Quote word for word the lines below, beginning with the first and ending with the one that has "from matplotlib.lines import Line2D". Drop the pictures.

-- BEGIN DATASET SECTION --

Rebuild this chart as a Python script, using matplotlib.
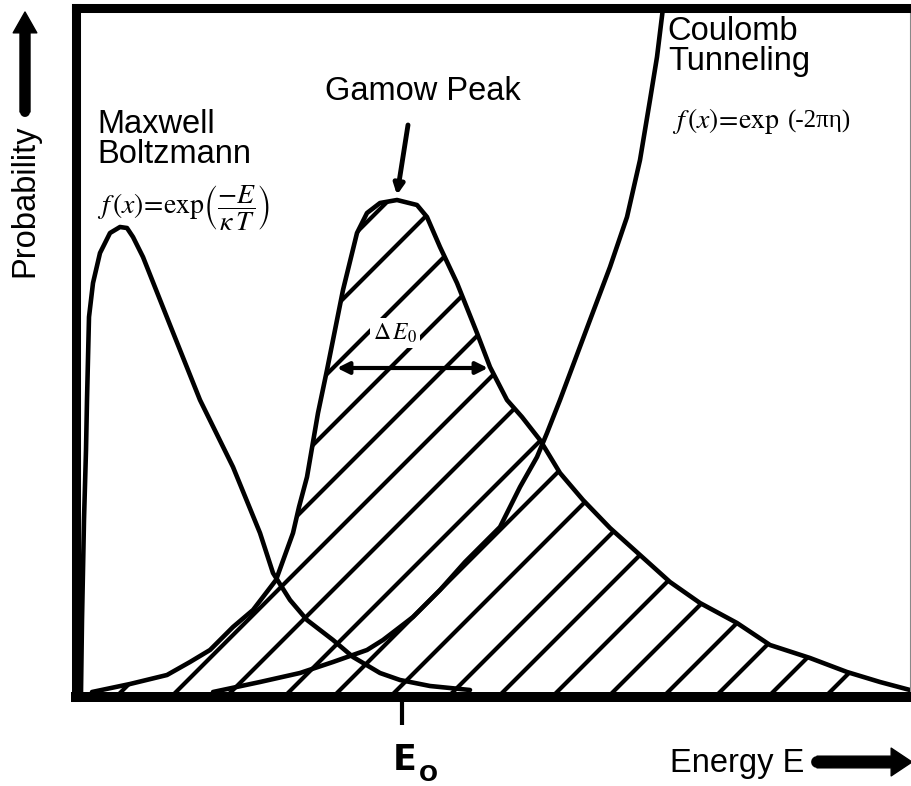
import numpy as np
import matplotlib.pyplot as plt
from matplotlib.patches import Polygon
from matplotlib.lines import Line2D

# schematic coordinates (energy in arbitrary units, probability height in arbitrary units)
mb_x = [81, 82, 84, 86, 87, 89, 93, 100, 110, 120, 127, 133, 143, 170, 200, 233, 260, 273,
        290, 307, 333, 353, 380, 400, 430, 470]
mb_y = [5, 77, 177, 247, 297, 380, 414, 444, 464, 470, 469, 460, 440, 372, 297, 230, 164, 124,
        97, 77, 57, 40, 24, 17, 11, 7]

gamow_x = [92, 130, 167, 190, 210, 233, 253, 276, 293, 299, 307, 318, 327, 343, 357, 367, 380,
           397, 417, 427, 440, 457, 477, 490, 507, 522, 540, 560, 583, 610, 640, 670, 700, 737,
           770, 810, 847, 880, 910]
gamow_y = [5, 13, 22, 35, 47, 70, 87, 117, 164, 190, 220, 284, 327, 407, 464, 484, 494, 497,
           492, 480, 450, 414, 364, 330, 297, 280, 257, 224, 197, 169, 142, 115, 94, 74, 52, 39,
           25, 15, 7]

coulomb_x = [213, 260, 300, 333, 367, 383, 400, 413, 440, 465, 487, 500, 520, 537, 547, 560,
             590, 610, 627, 640, 650, 657, 663, 667]
coulomb_y = [5, 15, 24, 35, 47, 57, 70, 80, 107, 135, 157, 170, 210, 240, 264, 297, 377, 430,
             480, 537, 597, 640, 689, 720]

# hatch lines (45 deg), intercepts on the energy axis
hatch_x0 = [-108, -55, 4, 61, 116, 171, 226, 284, 333, 390, 448, 498, 552, 608, 663, 715, 768, 825]

e0 = 402                     # Gamow peak energy
de_left, de_right = 337, 488  # width arrow ends
de_level = 329
peak_top = 497

plt.rcParams['mathtext.fontset'] = 'stix'
fig = plt.figure(figsize=(9.12, 7.86), dpi=100)
ax = fig.add_axes([76/912, 89/786, 834/912, 689/786])
ax.set_xlim(76, 910)
ax.set_ylim(0, 689)

LW = 3.3
kw = dict(color='black', lw=LW, solid_joinstyle='round', solid_capstyle='round')

# hatching clipped to the gamow peak
clip = Polygon(np.column_stack([gamow_x + [gamow_x[-1], gamow_x[0]],
                                gamow_y + [-5, -5]]),
               closed=True, transform=ax.transData, fc='none', ec='none')
ax.add_patch(clip)
for x0 in hatch_x0:
    ln, = ax.plot([x0 - 10, x0 + 800], [-10, 800], color='black', lw=3.0,
                  solid_capstyle='butt')
    ln.set_clip_path(clip)

ax.plot(mb_x, mb_y, **kw)
ax.plot(gamow_x, gamow_y, **kw)
ax.plot(coulomb_x, coulomb_y, **kw)

# frame
for s in ['left', 'top']:
    ax.spines[s].set_linewidth(6.5)
ax.spines['bottom'].set_linewidth(7.2)
ax.spines['right'].set_linewidth(0.8)
ax.spines['right'].set_color('#888888')
ax.set_yticks([])
ax.set_xticks([e0])
ax.set_xticklabels([])
ax.tick_params(axis='x', length=20, width=3, direction='out', color='black')

sans = 'Liberation Sans'
fs = 23.5
ax.text(325, 597, 'Gamow Peak', family=sans, fontsize=fs, ha='left', va='baseline')
ax.text(97, 564, 'Maxwell', family=sans, fontsize=fs, ha='left', va='baseline')
ax.text(97, 534, 'Boltzmann', family=sans, fontsize=fs, ha='left', va='baseline')
ax.text(667, 657, 'Coulomb', family=sans, fontsize=fs, ha='left', va='baseline')
ax.text(668, 627, 'Tunneling', family=sans, fontsize=fs, ha='left', va='baseline')
ax.text(670, -75, 'Energy E', family=sans, fontsize=fs, ha='left', va='baseline', clip_on=False)
ax.text(33, 420, 'Probability', family=sans, fontsize=fs, rotation=90, rotation_mode='anchor',
        ha='left', va='baseline', clip_on=False)

# formulas
ax.text(97, 489, r'$f\,(x)\!=\!\mathrm{exp}\left(\dfrac{-E}{\kappa\,T}\right)$',
        fontsize=20, ha='left', va='center')
ax.text(672, 569, r'$f\,(x)\!=\!\mathrm{exp}$', fontsize=20, ha='left', va='baseline')
ax.text(788, 569, '(-2πη)', family='Liberation Serif', fontsize=18, ha='left', va='baseline')
ax.text(373, 357, r'$\Delta\,E_0$', fontsize=17, ha='left', va='baseline', zorder=5,
        bbox=dict(fc='white', ec='none', pad=2))

# E0 label
ax.text(393, -73, 'E', family='DejaVu Sans', fontweight='bold', fontsize=25,
        ha='left', va='baseline', clip_on=False)
ax.text(419, -84, 'O', family='DejaVu Sans', fontweight='bold', fontsize=16,
        ha='left', va='baseline', clip_on=False)

# width arrow and peak pointer
ax.annotate('', xy=(de_left, de_level), xytext=(de_right, de_level),
            arrowprops=dict(arrowstyle='<|-|>,head_length=0.7,head_width=0.35', lw=3,
                            color='black', shrinkA=0, shrinkB=0), zorder=6)
ax.annotate('', xy=(e0 - 5, peak_top + 5), xytext=(408, 572),
            arrowprops=dict(arrowstyle='-|>,head_length=0.6,head_width=0.3', lw=3.5,
                            color='black', shrinkA=0, shrinkB=0))

# axis arrows outside the frame
ax.annotate('', xy=(25, 685), xytext=(25, 585), annotation_clip=False,
            arrowprops=dict(arrowstyle='simple,head_length=0.75,head_width=0.85,tail_width=0.36',
                            mutation_scale=20, fc='black', ec='black', shrinkA=0, shrinkB=0))
ax.add_line(Line2D([25, 25], [585, 600], color='black', lw=7.2, solid_capstyle='round',
                   clip_on=False))
ax.annotate('', xy=(912, -65), xytext=(817, -65), annotation_clip=False,
            arrowprops=dict(arrowstyle='simple,head_length=0.75,head_width=1.0,tail_width=0.42',
                            mutation_scale=20, fc='black', ec='black', shrinkA=0, shrinkB=0))
ax.add_line(Line2D([817, 830], [-65, -65], color='black', lw=8.5, solid_capstyle='round',
                   clip_on=False))

fig.savefig('out.png', dpi=100)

-- END DATASET SECTION --

CORRECT RESULT:
Rebuild this chart as a Python script, using matplotlib.
import numpy as np
import matplotlib.pyplot as plt
from matplotlib.patches import Polygon
from matplotlib.lines import Line2D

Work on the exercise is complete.